Federal Reserve Bank of New York on May 8, released the study: Are Stocks Cheap? Review of Evidence, in which it finds that the current equity premium is at historic high levels. The media have been quick in drawing the conclusion that stocks have never been cheaper.
We think that the media have sensationally focused on the study's headlines, and failed to truly analyze the findings. Not to blame the media alone, the authors of the New York Fed study have not provided an alternative interpretation of their findings. As a result, the study has added to the bullishness with the market (NYSEARCA:SPY) (NYSEARCA:DIA) at an all-time high, potentially creating a buying panic, which can only be damaging to the investors and broadly to the economy.
Specifically, we will focus on this paragraph form the New York Fed study:
Why is the equity premium so high right now? And why is it high at all horizons? There are two possible reasons: low discount rates (that is, low Treasury yields) and/or high current or future expected dividends. We can figure out which factor is more important by comparing the twenty-nine models with one another. This strategy works because some models emphasize changes in dividends, while others emphasize changes in risk-free rates. We find that the equity risk premium is high mainly due to exceptionally low Treasury yields at all foreseeable horizons. In contrast, the current level of dividends is roughly at its historical average and future dividends are expected to grow only modestly above average in the coming years.
This is the key implication from the New York Fed study that everybody can easily grasp: stocks are potentially cheap because the Treasury yields are exceptionally low. The unexplained point that solves the puzzle is: Why are Treasury yields so low?
Treasury yields are currently near the historically low levels partially because of the QE - the Fed is buying T-bonds at all maturities to stimulate the economy, and thus artificially keeping the Treasury yields low. Thus, the equity premium is artificially high.
A more complex explanation based on the expectations hypothesis suggests that Treasury yields are currently low because the crisis that commenced in 2008 will last for a very long time. Specifically, the yield on a 10-year T-Bond can be estimated as an average yield of 10 one-year forward rates, starting with the 12-month yield for 2014 all the way to one-year forward yield for 2024. In a way, we are looking at the Fed policy for the next 10 years. The key implication is that the economy will not significantly improve over the next 10 years due to the significant deflationary pressures. Readers should revisit the Greenspan conundrum for the discussion of the yield curve.
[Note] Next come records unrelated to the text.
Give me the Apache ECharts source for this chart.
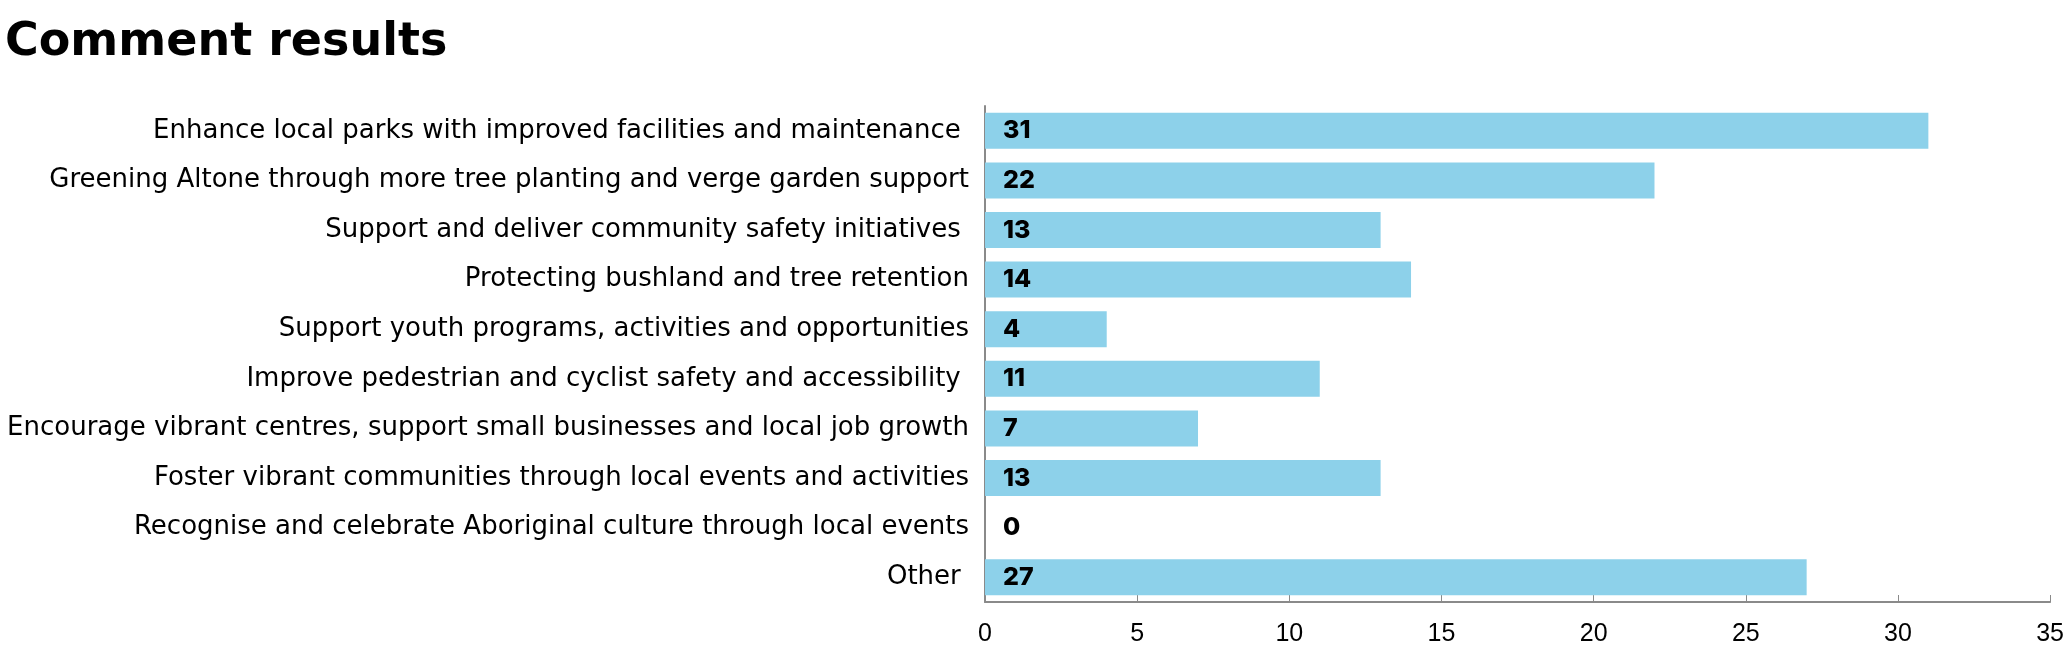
<!DOCTYPE html>
<html>
<head>
<meta charset="utf-8">
<script src="https://cdn.jsdelivr.net/npm/echarts@6/dist/echarts.min.js"></script>
<style>
html,body{margin:0;padding:0;background:#fff;}
#chart{width:2067px;height:652px;}
</style>
</head>
<body>
<div id="chart"></div>
<script>
const categories = [
  "Enhance local parks with improved facilities and maintenance ",
  "Greening Altone through more tree planting and verge garden support",
  "Support and deliver community safety initiatives ",
  "Protecting bushland and tree retention",
  "Support youth programs, activities and opportunities",
  "Improve pedestrian and cyclist safety and accessibility ",
  "Encourage vibrant centres, support small businesses and local job growth",
  "Foster vibrant communities through local events and activities",
  "Recognise and celebrate Aboriginal culture through local events",
  "Other "
];
const values = [31, 22, 13, 14, 4, 11, 7, 13, 0, 27];
const xTicks = [0, 5, 10, 15, 20, 25, 30, 35];

const chart = echarts.init(document.getElementById('chart'));
chart.setOption({
  animation: false,
  title: {
    text: 'Comment results',
    left: 0,
    top: 15,
    textStyle: { fontFamily: 'DejaVu Sans', fontWeight: 'bold', fontSize: 46, color: '#000' }
  },
  grid: { left: 985, right: 16, top: 106, bottom: 50, containLabel: false },
  xAxis: {
    type: 'value',
    min: xTicks[0],
    max: xTicks[xTicks.length - 1],
    interval: 5,
    splitLine: { show: false },
    axisLine: { show: true, lineStyle: { color: '#8a8a8a', width: 2 } },
    axisTick: { show: true, inside: true, length: 7, lineStyle: { color: '#8a8a8a', width: 1 } },
    axisLabel: { fontFamily: 'Liberation Sans', fontSize: 25, color: '#000', margin: 20 }
  },
  yAxis: {
    type: 'category',
    inverse: true,
    data: categories,
    axisLine: { show: true, lineStyle: { color: '#8a8a8a', width: 2 } },
    axisTick: { show: false },
    axisLabel: { fontFamily: 'DejaVu Sans', fontSize: 26, color: '#000', margin: 16 }
  },
  series: [{
    type: 'bar',
    data: values,
    barWidth: 36,
    itemStyle: { color: '#8dd1ea' },
    label: {
      show: true,
      position: 'insideLeft',
      distance: 18,
      fontFamily: 'Inter',
      fontWeight: 800,
      fontSize: 25,
      color: '#000'
    }
  }]
});
</script>
</body>
</html>
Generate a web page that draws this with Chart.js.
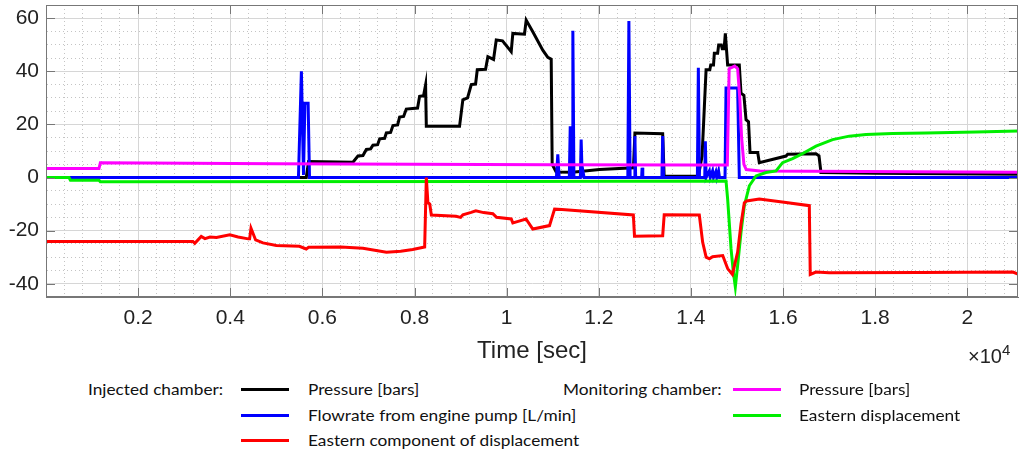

In 2005, the Fed also misinterpreted the falling long-term Treasury yields, and thus, failed to forecast the financial crisis of 2008.
Our key argument is that the equity premium cannot be used as an appropriate valuation metric for the stock market now because the risk-free rate is artificially low. Further, the low Treasury yields are potentially bearish for the stock market.
One can only revisit the Japanese example. The yields on Japanese Government Bonds have been very low for an extended period of time due to the deflationary pressures and an endless QE. The Japanese stocks performed horribly over the last 25 years (Figure 1).
We just want to caution the investors that the current PE ratio for S&P 500 is around 15 times based on the estimated 2013 earnings, which is at the historical average, but by no means are the stocks the cheapest in history. Thus, we advise against the positive feedback trading (buying panic).